Через несколько минут послышались выстрелы вновь испеченного философа, выстраивающего собственное мироздание столь странным путем. Пищать – значит мочь, значит быть.

Я не знаю никого из актеров, кто бы мог стать вровень с ним по силе социальной убежденности, гражданственности.

Его Губанов в «Коммунисте» будет для меня долго служить образцом человеческой страстности, а Астахов в «Чистом небе» – стойкости и веры в доброе.

Он обладал могучим даром убеждать, отдавая первенство не перевоплощению и многоличию, а цельности.

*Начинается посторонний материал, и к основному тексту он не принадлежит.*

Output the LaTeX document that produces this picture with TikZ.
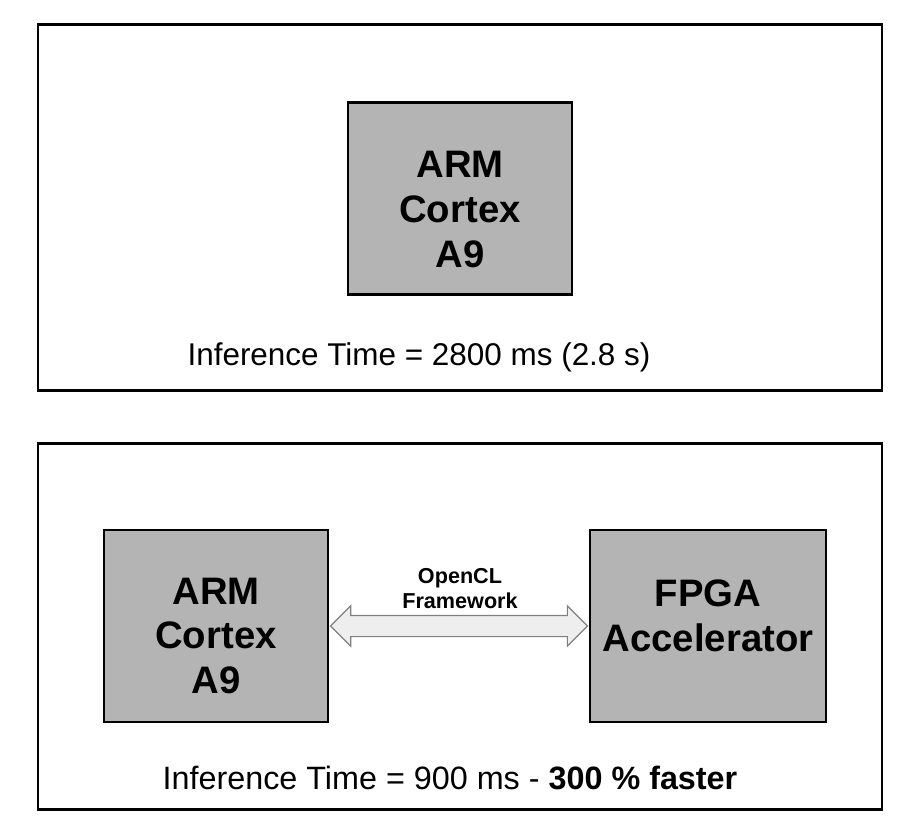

Однажды, в бивуачных условиях съемочной жизни, он спросил меня:

– Ты любишь Маяковского?

Я невразумительно промолвил что-то вроде:

– Не очень…

Он даже не понял:

– Что?..

Я все лежал на своей полке нашего вагона. Он – на своей. А на меня уже накатывалась лавина четких, упругих рифм, мыслей, страстей. Я попробовал приподняться от неожиданности происходящего, а он продолжал в том же тоне, словно читая стихи:

Лежи, невежда,
Я сначала тебя убью,
А потом ты встанешь просветленным,
С чувством стыда за свою темноту…

Ему понадобилось всего два вечера. И сейчас, когда я уже давно «встал», мне понятна природа этой всеобъемлющей любви одного художника к другому. Тогда не было «чтива» как такового – была самоотрешенность. Теперь меня не поражает его великолепное знание Маяковского, потому что близость этих людей очевидна.

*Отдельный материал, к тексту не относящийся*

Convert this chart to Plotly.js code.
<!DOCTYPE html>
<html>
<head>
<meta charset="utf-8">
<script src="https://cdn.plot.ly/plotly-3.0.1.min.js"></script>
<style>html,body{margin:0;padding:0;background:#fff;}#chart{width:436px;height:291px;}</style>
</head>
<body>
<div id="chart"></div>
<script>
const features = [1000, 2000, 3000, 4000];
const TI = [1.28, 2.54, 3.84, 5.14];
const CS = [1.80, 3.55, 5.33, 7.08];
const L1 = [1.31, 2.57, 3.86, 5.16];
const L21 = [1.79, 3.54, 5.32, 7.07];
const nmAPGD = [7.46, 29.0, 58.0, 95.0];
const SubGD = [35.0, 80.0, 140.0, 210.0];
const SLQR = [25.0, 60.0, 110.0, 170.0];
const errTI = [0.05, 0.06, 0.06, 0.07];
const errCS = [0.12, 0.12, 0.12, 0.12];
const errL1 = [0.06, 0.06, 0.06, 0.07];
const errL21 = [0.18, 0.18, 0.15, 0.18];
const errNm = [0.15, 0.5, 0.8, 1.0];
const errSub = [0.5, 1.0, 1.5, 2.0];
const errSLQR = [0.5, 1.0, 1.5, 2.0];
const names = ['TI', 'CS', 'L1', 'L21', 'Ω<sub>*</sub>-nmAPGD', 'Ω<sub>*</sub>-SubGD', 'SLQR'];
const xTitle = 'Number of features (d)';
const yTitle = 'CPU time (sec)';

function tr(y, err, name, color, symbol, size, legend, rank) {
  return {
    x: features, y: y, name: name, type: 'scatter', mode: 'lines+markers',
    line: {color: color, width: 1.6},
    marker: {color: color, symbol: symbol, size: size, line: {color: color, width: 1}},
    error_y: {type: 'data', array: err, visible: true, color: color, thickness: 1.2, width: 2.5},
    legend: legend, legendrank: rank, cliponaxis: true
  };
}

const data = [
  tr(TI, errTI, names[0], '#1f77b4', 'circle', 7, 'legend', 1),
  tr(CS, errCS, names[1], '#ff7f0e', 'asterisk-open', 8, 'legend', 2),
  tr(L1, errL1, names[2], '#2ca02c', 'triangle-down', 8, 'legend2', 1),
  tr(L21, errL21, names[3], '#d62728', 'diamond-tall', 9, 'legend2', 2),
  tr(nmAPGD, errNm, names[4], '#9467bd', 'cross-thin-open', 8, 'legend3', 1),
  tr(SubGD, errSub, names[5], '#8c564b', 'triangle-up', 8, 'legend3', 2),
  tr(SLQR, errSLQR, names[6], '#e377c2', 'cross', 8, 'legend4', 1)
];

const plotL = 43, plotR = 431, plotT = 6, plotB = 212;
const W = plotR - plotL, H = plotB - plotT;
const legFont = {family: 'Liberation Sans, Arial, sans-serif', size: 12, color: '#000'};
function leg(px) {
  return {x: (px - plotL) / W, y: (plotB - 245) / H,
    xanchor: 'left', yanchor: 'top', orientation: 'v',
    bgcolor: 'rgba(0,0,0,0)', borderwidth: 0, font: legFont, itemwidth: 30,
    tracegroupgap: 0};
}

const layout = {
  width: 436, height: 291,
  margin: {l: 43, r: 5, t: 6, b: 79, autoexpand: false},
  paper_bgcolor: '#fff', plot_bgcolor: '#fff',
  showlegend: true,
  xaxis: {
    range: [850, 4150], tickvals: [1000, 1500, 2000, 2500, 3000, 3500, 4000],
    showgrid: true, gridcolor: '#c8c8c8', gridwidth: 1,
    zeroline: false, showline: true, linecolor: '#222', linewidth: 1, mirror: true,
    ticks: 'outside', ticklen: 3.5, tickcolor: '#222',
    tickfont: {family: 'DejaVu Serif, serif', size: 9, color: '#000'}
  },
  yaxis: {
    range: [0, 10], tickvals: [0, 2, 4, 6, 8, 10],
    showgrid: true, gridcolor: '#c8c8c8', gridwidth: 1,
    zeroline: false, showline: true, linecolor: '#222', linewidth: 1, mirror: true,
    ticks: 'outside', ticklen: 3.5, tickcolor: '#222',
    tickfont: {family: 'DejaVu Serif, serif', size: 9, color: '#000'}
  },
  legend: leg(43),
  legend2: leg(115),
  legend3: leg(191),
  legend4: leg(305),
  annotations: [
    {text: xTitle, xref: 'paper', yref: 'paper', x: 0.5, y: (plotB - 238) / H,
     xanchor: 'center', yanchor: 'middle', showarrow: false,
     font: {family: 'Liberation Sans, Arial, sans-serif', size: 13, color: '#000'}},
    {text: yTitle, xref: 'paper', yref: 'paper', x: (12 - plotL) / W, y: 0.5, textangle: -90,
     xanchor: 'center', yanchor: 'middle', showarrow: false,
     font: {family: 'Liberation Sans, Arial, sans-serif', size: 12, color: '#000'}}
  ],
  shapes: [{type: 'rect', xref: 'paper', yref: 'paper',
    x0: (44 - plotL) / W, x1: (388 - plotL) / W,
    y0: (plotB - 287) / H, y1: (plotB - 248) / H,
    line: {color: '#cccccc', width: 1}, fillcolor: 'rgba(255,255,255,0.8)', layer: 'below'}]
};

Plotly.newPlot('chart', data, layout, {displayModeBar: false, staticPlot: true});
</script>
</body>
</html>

И как жаль, что мы в свое время не сберегли одного, а позже – другого! Для меня ясно и еще одно: до тех пор, пока живы все те, кто был хотя бы раз в обществе Урбанского, он будет жить вместе с ними. И не столь уж важно, назовут или не назовут его именем школу в далеком северном городке, где он учился (это, кажется, пока еще обсуждается). Спешить, впрочем, не обязательно. Для меня же она давно названа, дорогая мне Женькина школа. А ему и при жизни было наплевать «на бронзы многопудье и мраморную слизь»… Ты со мной, и ты в моей дороге…

Я попытаюсь поднять тот автомобиль и поведу по пути твоих стремлений. Лишь иногда будет сжиматься сердце от щемящей тоски: место рядом – пусто…

Фильм «Неотправленное письмо» давно отснят и прошел по экранам, завоевав благодарность поклонников и четко определив непримиримость противников. Последних, к сожалению, оказалось значительно больше, чем позволительно ожидать после честно, от сердца выполненного труда. Но это так, и было бы нелепо и пусто, если б было по-другому.